Solhan ilçesi Hanzarşah Köyü Aksakal Göl Mezrasındaki Ada, o yörede yaşayan halk tarafından keşfedilmiştir. Sözkonusu ada, şimdiye kadar görülmemiş bir tabiat olayına sahiptir. Bingöl-Solhan karayolunda 4.5 Km. uzaklıktadır. Yolu stabilize olup, 1.5 km’dir. Yolun asfaltlanması ve gölün ıslahı halinde yerli ve yabancı turistlerin ilgisini artıracaktır.

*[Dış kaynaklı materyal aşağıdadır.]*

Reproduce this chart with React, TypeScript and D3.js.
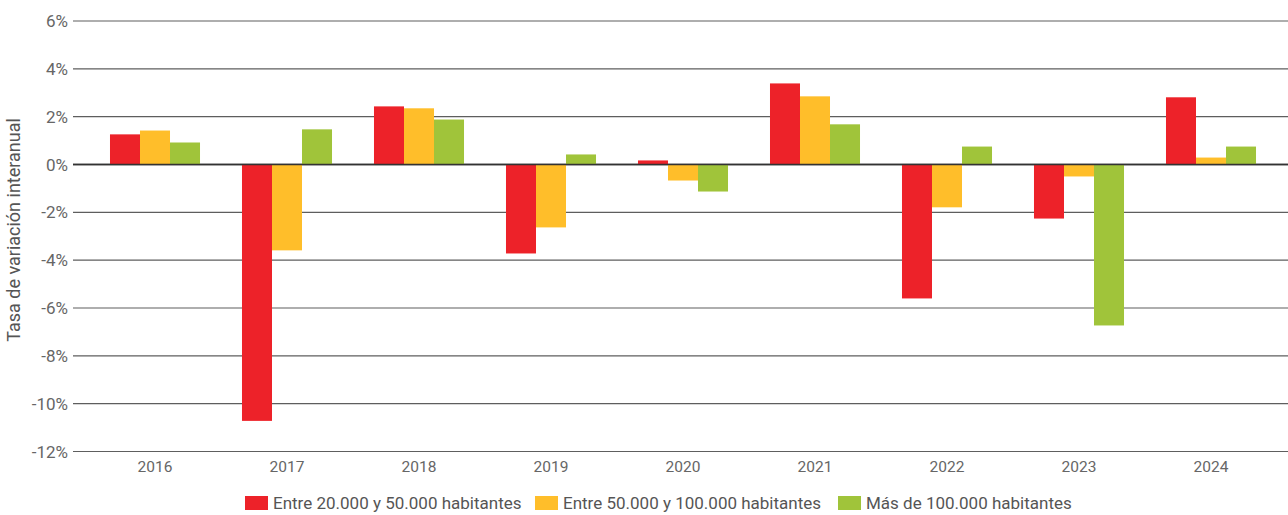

Bingöl’ün turizmi doğa güzelliklerine dayanır. Yüzen Ada da tamamen doğaldır. Göl’ün üç tarafı dağlar ve tepelerle çevrilmiş düz arazi üzerinde bulunan krater göl konumundadır. Göl’ün şimdiki alanı 300 m2′ nin üzerindedir. Islahı halinde 500 m2’den fazla olur. Gölün derinliği 50 metreden fazla olduğu sanılmaktadır. Göle devamlı akıntı olduğu tespit edilmiştir. Gölün altından ve kemerlerinden giren su, gölün alt tarafından, gölden daha aşağıdan dereyi beslemektedir. Ufak ufak kaynaklar bu görüşü teyit etmektedir. Yaz ve kış aylarında su seviyesi aynı kalmaktadır. Su tatlı ve berrak olup, herhangi bir madensel tuz ihtiva etmemektedir. Balık yetiştirmek mümkündür. Gölün ortasından hareket eden üç ada vardır. Adalar göl içinde bağımsızdır. Üstüne binildiği zaman sal gibi her tarafa ağır ağır hareket etmektedir. Adanın üzerinde 4-5 tane bodur ve dış budak ağacı mevcuttur. Çevredeki bitkiler gölün mevcut suyu ile beslenmektedir. Ada üzerinde bulunan ot kökleri sarılıcı olması nedeniyle toprak tamamen bitki kökleri ile kaynamış ve yapışmış durumdadır. Ayrıca Göl’ün ortasında bulunan adanın yapısı incelendiğinde çayır, ayrık ot ve suda yetişen çeşitli bitkilerin ada üzerinde mevcut olduğu görülmektedir. Göl’ün çevresinde de çeşitli bitkilere rastlamak mümkündür. Yeşil alanın dışında kalan arazi gölden çok yüksektir. Çevresi meşe ve yeşil alan ile kaplıdır.